4 MINUTES de CHRIS KRAUS OU LA NOUVELLE VAGUE ALLEMANDE

4 MINUTES de CHRIS KRAUS OU LA NOUVELLE VAGUE ALLEMANDE

     
Y a-t-il quelque chose de nouveau dans le 7e Art ? Oui, le cinéma allemand qui revient en force et, s'il poursuit sur sa lancée, s'apprête à ressusciter en 2010 le cinéma des années 20 où il brillait de mille feux aux frontons des salles de spectacle. C'est, en effet, une véritable renaissance qui s'amorce avec des films de la qualité de Good Bye, Lenin !  (2003), La Chute  (2004), La vie des autres  (2007) et, plus récemment encore, de  Libre arbitre  de Matthias Glasner et  De l'autre côté  de Fatih Akin. Sorti il y a une quinzaine de jours,  4 minutes  de  Chris Kraus  nous offre une oeuvre d'une authenticité et d'une profondeur à mi- chemin entre le film d'auteur et la mainstream*, cela malgré un budget poids plume et sur un sujet redoutable à envisager si on ne veut pas sombrer dans le pathos, ce que le cinéaste a su éviter avec maîtrise. Jusqu'à ces tout dernières années, le cinéma teuton ne représentait que 9% des films habituellement projetés en Allemagne ( la plus grande part revenant au cinéma américain ); il est actuellement en hausse continue et atteint le chiffre de 30%. Les salles sont à nouveau fréquentées par un public qui se passionne pour son 7e Art national et a repris confiance à la suite des succès de "Good Bye, Lenin !" et  "La vie des autres", ce dernier ayant remporté aux Etats-Unis l'Oscar du meilleur film étranger. "4 minutes" est déjà distribué dans 30 pays et recueille des critiques favorables ; ce, pour diverses raisons : d'abord l'intérêt du sujet et la qualité recherchée et assez sophistiquée de la mise en scène ; ensuite pour le jeu extraordinaire des actrices principales, duo percutant qui force l'admiration, ainsi que pour la musique dans laquelle le film baigne et qui n'est autre que son élément constitutif.



D'autre part, signe supplémentaire d'optimisme pour les Allemands, les studios de Babelsberg, créés en 1911 et qui furent le lieu de tournage légendaire du "Metropolis" de Fritz Lang et de Nosferatu de Murnau, plus récemment du "Pianiste" de Polanski et du "Stalingrad"  de J. Jacques Annaud, ont repris du service, après s'être dévoyés sous le nazisme et endormis sous le communisme, et voient affluer des metteurs en scène du monde entier qui se plaisent à tourner dans la banlieue de Berlin.
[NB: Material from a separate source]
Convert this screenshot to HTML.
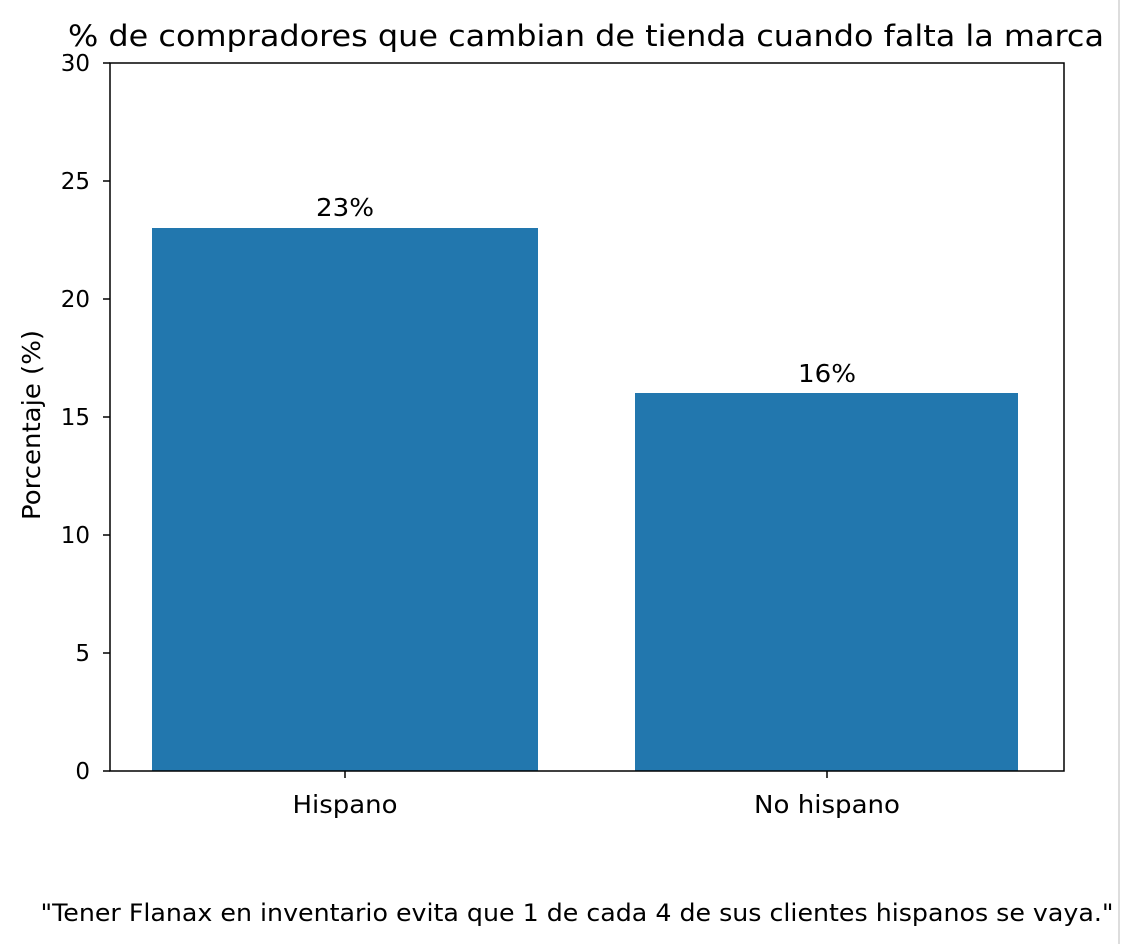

Si bien qu'en cette décennie, ce n'est pas seulement quelques réalisateurs qui émergent mais un véritable vent de renouveau qui souffle, surtout depuis la réunification et la détermination du peuple allemand à affronter lucidement les fantômes de son passé. Dans ce domaine, le triomphe de "Mon Führer" de Dani Levy ( en France le 12 mars prochain ) est révélateur et donne l'occasion au décapant sens du comique juif allemand, qui avait été neutralisé par la Seconde Guerre mondiale, de réapparaître.


                 

Mais revenons à "4 minutes" qui ne donne pas précisément dans le registre comique, tant s'en faut, mais se présente comme un tête à tête implacable et révélateur entre un professeur de piano octogénaire, plutôt acariâtre, qui dispense ses cours dans une prison pour femmes et une détenue suicidaire et surdouée. Depuis un demi-siècle, cette enseignante est restée attachée à cette prison, car sa vie de soliste s'est arrêtée en 1945 sur un secret non avoué. Losqu'elle fait la connaissance de Jenny, une jeune femme violente et incontrôlable, âgée d'une vingtaine d'années, qui possède un don pianistique hors du commun, elle reprend goût à transmettre et souhaite la préparer au concours d'entrée au Conservatoire, malgré le peu d'enthousiasme de la jeune délinquante. Peu à peu, au rythme de Mozart, de Beethoven, de Schumann, de Schubert, les deux femmes vont finir par s'apprivoiser et accepter de regarder leur passé respectif lourd de silence et de refoulement. Chris Kraus a réalisé là une oeuvre magnifique malgré quelques maladresse, que l'on oublie vite, tant la dramaturgie est puissante et les thèmes abordés nombreux : réalité contemporaine, fantômes du nazisme, fable sociale, troubles de la jeunesse, homosexualité, fidélité et trahison ; oui, le cinéaste ne craint pas de les traiter avec courage, même s'ils plombent un peu le narratif, reproche que l'on peut lui adresser, en effet. Quant à la distribution, elle est excellente, mais il faut s'attarder sur le jeu prodigieux de Hannah Herzsprung et Monica Bleibtreu qui nous font assister à un face à face d'une suffocante intensité. Le réalisateur a d'ailleurs noté à ce propos :

 " Ce film est un duel. Je l'ai voulu comme un western moderne, qui joue sur les contrastes entre la tristesse de la claustration et la liberté absolue née de la musique. (...) Mes parents désespéraient de faire de moi un petit Mozart ! J'ai pris des cours de violon, de flûte, de piano, sans succès. Puis j'ai fait un rejet de la musique. Le personnage de Frau Krüger est sans doute une construction inconsciente née de ces frustrations enfantines ".

 

Frustation ou pas, Chris Kraus a su orchestrer un film que l'on ne peut oublier, qui donne à réfléchir et à entendre, et dont les partitions sont superbement interprétées, car dirigées de main de maître, jusqu'aux quatre dernières minutes où la musique ne se contente pas d'apaiser, mais se révèle capable de faire sortir de sa léthargie une société somnolente.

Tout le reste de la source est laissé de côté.